======== Data entries ========

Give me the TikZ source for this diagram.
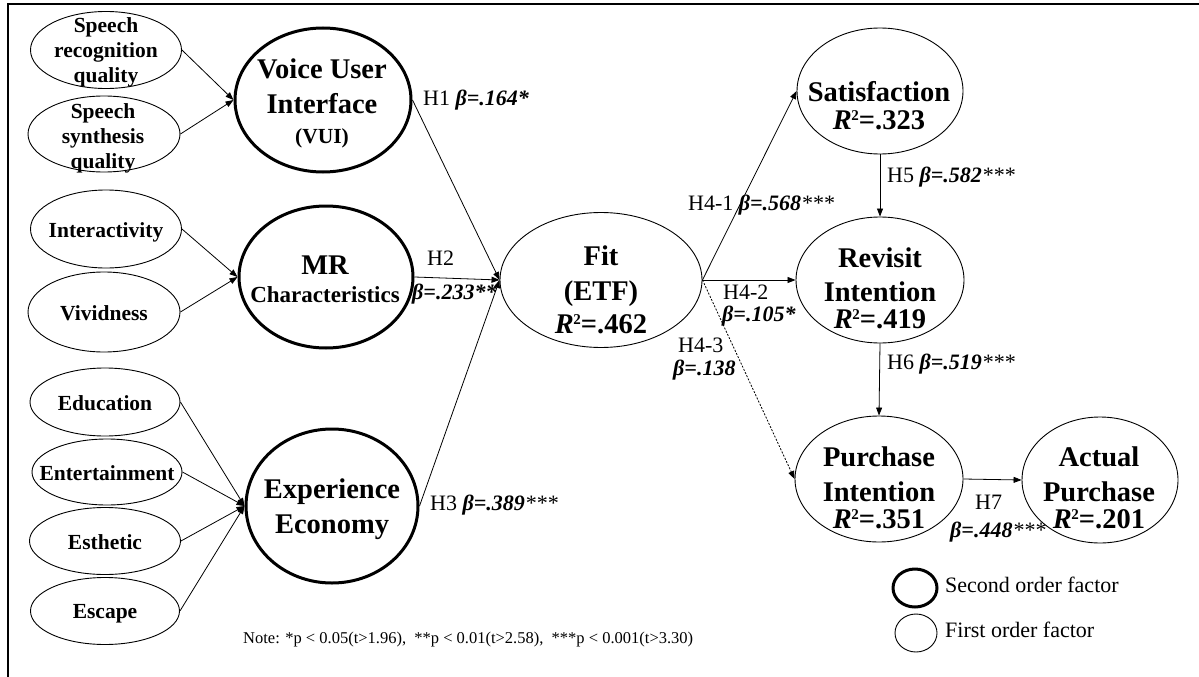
\documentclass[tikz,border=0pt]{standalone}
\usepackage{fontspec}
\setmainfont{Liberation Serif}
\usetikzlibrary{shapes.geometric,arrows.meta}
\newcommand\bi[1]{\textbf{\textit{#1}}}
\newcommand\ml[1]{\begin{tabular}[t]{@{}c@{}}#1\end{tabular}}
\newcommand\fsS{\fontsize{21.5}{25}\selectfont\bfseries}
\newcommand\fsL{\fontsize{28.5}{35}\selectfont\bfseries}
\newcommand\Rsq[1]{\textit{R}\kern-0.5pt\raisebox{8.5pt}{\fontsize{15}{15}\selectfont 2}=#1}
\begin{document}
\begin{tikzpicture}[x=1pt,y=-1pt,
  fo/.style={ellipse, draw, line width=0.9pt, inner sep=0pt},
  so/.style={ellipse, draw, line width=3pt, inner sep=0pt},
  con/.style={line width=0.8pt, -{Triangle[length=8pt,width=6pt]}},
  dotcon/.style={con, dash pattern=on 2pt off 1.5pt},
  lbl/.style={anchor=base west, inner sep=0pt, font=\fontsize{22}{26}\selectfont},
  txt/.style={anchor=base, inner sep=0pt}]
\useasboundingbox (0,0) rectangle (1199,677);
\draw[line width=2.8pt] (1215,4) -- (8,4) -- (8,690);

% first order indicators
\node[fo, minimum width=151pt, minimum height=77pt] (sr) at (106,50) {};
\node[fo, minimum width=152pt, minimum height=76pt] (ss) at (104,134) {};
\node[fo, minimum width=151pt, minimum height=78pt] (ia) at (106,229) {};
\node[fo, minimum width=152pt, minimum height=80pt] (vv) at (104,312) {};
\node[fo, minimum width=150pt, minimum height=68pt] (ed) at (105,402) {};
\node[fo, minimum width=150pt, minimum height=66pt] (et) at (107,472) {};
\node[fo, minimum width=151pt, minimum height=67pt] (es) at (105,541) {};
\node[fo, minimum width=149pt, minimum height=67pt] (ec) at (105,611) {};

\node[txt] (sr-t) at (106,33) {\fsS\ml{Speech\\recognition\\quality}};
\node[txt] (ss-t) at (103,118) {\fsS\ml{Speech\\synthesis\\quality}};
\node[txt] (ia-t) at (106,237) {\fsS Interactivity};
\node[txt] (vv-t) at (104,320) {\fsS Vividness};
\node[txt] (ed-t) at (105,410) {\fsS Education};
\node[txt] (et-t) at (107,480) {\fsS Entertainment};
\node[txt] (es-t) at (105,549) {\fsS Esthetic};
\node[txt] (ec-t) at (105,618) {\fsS Escape};

% second order factors
\node[so, minimum width=176pt, minimum height=144pt] (vui) at (323,100) {};
\node[so, minimum width=174pt, minimum height=142pt] (mr) at (326,277) {};
\node[so, minimum width=172pt, minimum height=154pt] (ee) at (332,506) {};
\node[txt] (vui-t) at (322,78) {\fsL\ml{Voice User\\Interface\\[-5pt]{\fsS (VUI)}}};
\node[txt] (mr-t) at (325,274) {\fsL\ml{MR\\[-7pt]{\fontsize{23}{26}\selectfont Characteristics}}};
\node[txt] (ee-t) at (332,498) {\fsL\ml{Experience\\Economy}};

% first order constructs
\node[fo, minimum width=202pt, minimum height=135pt] (fit) at (601,280) {};
\node[fo, minimum width=166pt, minimum height=126pt] (sat) at (880,91) {};
\node[fo, minimum width=168pt, minimum height=126pt] (rev) at (880,280) {};
\node[fo, minimum width=168pt, minimum height=126pt] (pi) at (879,479) {};
\node[fo, minimum width=156pt, minimum height=126pt] (ap) at (1100,480) {};
\node[txt] (fit-t) at (601,265) {\fsL\ml{Fit\\(ETF)\\[-2pt]\Rsq{.462}}};
\node[txt] (sat-t) at (879,101) {\fsL\ml{Satisfaction\\[-7pt]\Rsq{.323}}};
\node[txt] (rev-t) at (880,267) {\fsL\ml{Revisit\\[-1pt]Intention\\[-8pt]\Rsq{.419}}};
\node[txt] (pi-t) at (879,466) {\fsL\ml{Purchase\\Intention\\[-8pt]\Rsq{.351}}};
\node[txt] (ap-t) at (1099,466) {\fsL\ml{Actual\\Purchase\\[-8pt]\Rsq{.201}}};

% connectors
\draw[con] (sr.east) -- (vui.west);
\draw[con] (ss.east) -- (vui.west);
\draw[con] (ia.east) -- (mr.west);
\draw[con] (vv.east) -- (mr.west);
\draw[con] (ed.east) -- (ee.west);
\draw[con] (et.east) -- (ee.west);
\draw[con] (es.east) -- (ee.west);
\draw[con] (ec.east) -- (ee.west);
\draw[con] (vui.east) -- (fit.west);
\draw[con] (mr.east) -- (fit.west);
\draw[con] (ee.east) -- (fit.west);
\draw[con] (fit.east) -- (sat.west);
\draw[con] (fit.east) -- (rev.west);
\draw[dotcon] (fit.east) -- (pi.west);
\draw[con] (sat.south) -- (rev.north);
\draw[con] (rev.south) -- (pi.north);
\draw[con] (pi.east) -- (ap.west);

% path labels
\node[lbl] (h1) at (423,105) {H1 \bi{β=.164*}};
\node[lbl] (h2) at (427,265) {H2};
\node[lbl] (h2b) at (412,299) {\bi{β=.233**}};
\node[lbl] (h3) at (430,510) {H3 \bi{β=.389}\textit{***}};
\node[lbl] (h41) at (688,210) {H4-1 \bi{β=.568}\textit{***}};
\node[lbl] (h42) at (723,299) {H4-2};
\node[lbl] (h42b) at (722,321) {\bi{β=.105*}};
\node[lbl] (h43) at (678,352) {H4-3};
\node[lbl] (h43b) at (673,375) {\bi{β=.138}};
\node[lbl] (h5) at (887,182) {H5 \bi{β=.582}\textit{***}};
\node[lbl] (h6) at (887,369) {H6 \bi{β=.519}\textit{***}};
\node[lbl] (h7) at (975,509) {H7};
\node[lbl] (h7b) at (950,537) {\bi{β=.448}\textit{***}};

% note and legend
\node[anchor=base west, inner sep=0pt, font=\fontsize{16.5}{19}\selectfont] (note) at (243,643)
  {Note: *p < 0.05(t>1.96),~~**p < 0.01(t>2.58),~~***p < 0.001(t>3.30)};
\node[so, minimum width=44pt, minimum height=38pt] (leg2) at (915,588) {};
\node[fo, minimum width=42pt, minimum height=38pt] (leg1) at (916,633) {};
\node[lbl] (leg2-t) at (945,592) {Second order factor};
\node[lbl] (leg1-t) at (945,637) {First order factor};
\end{tikzpicture}
\end{document}
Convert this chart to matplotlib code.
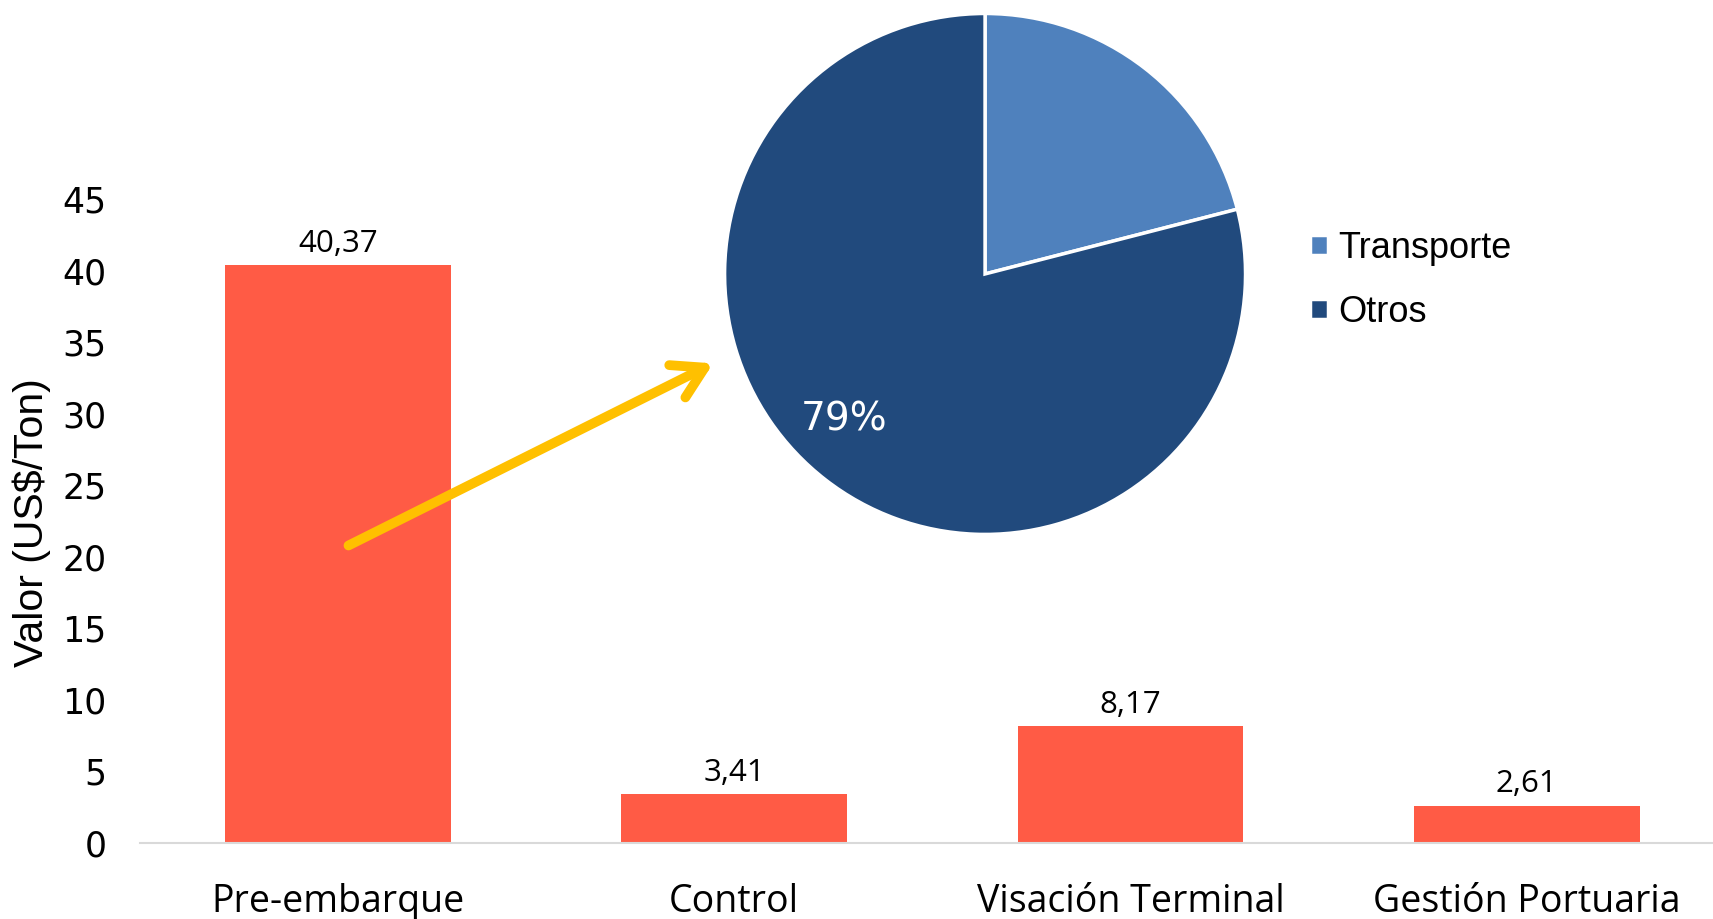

========

- Set exercise
Of the lines above, how many include the word "this"? Reply with the number alone.

- Full answer
2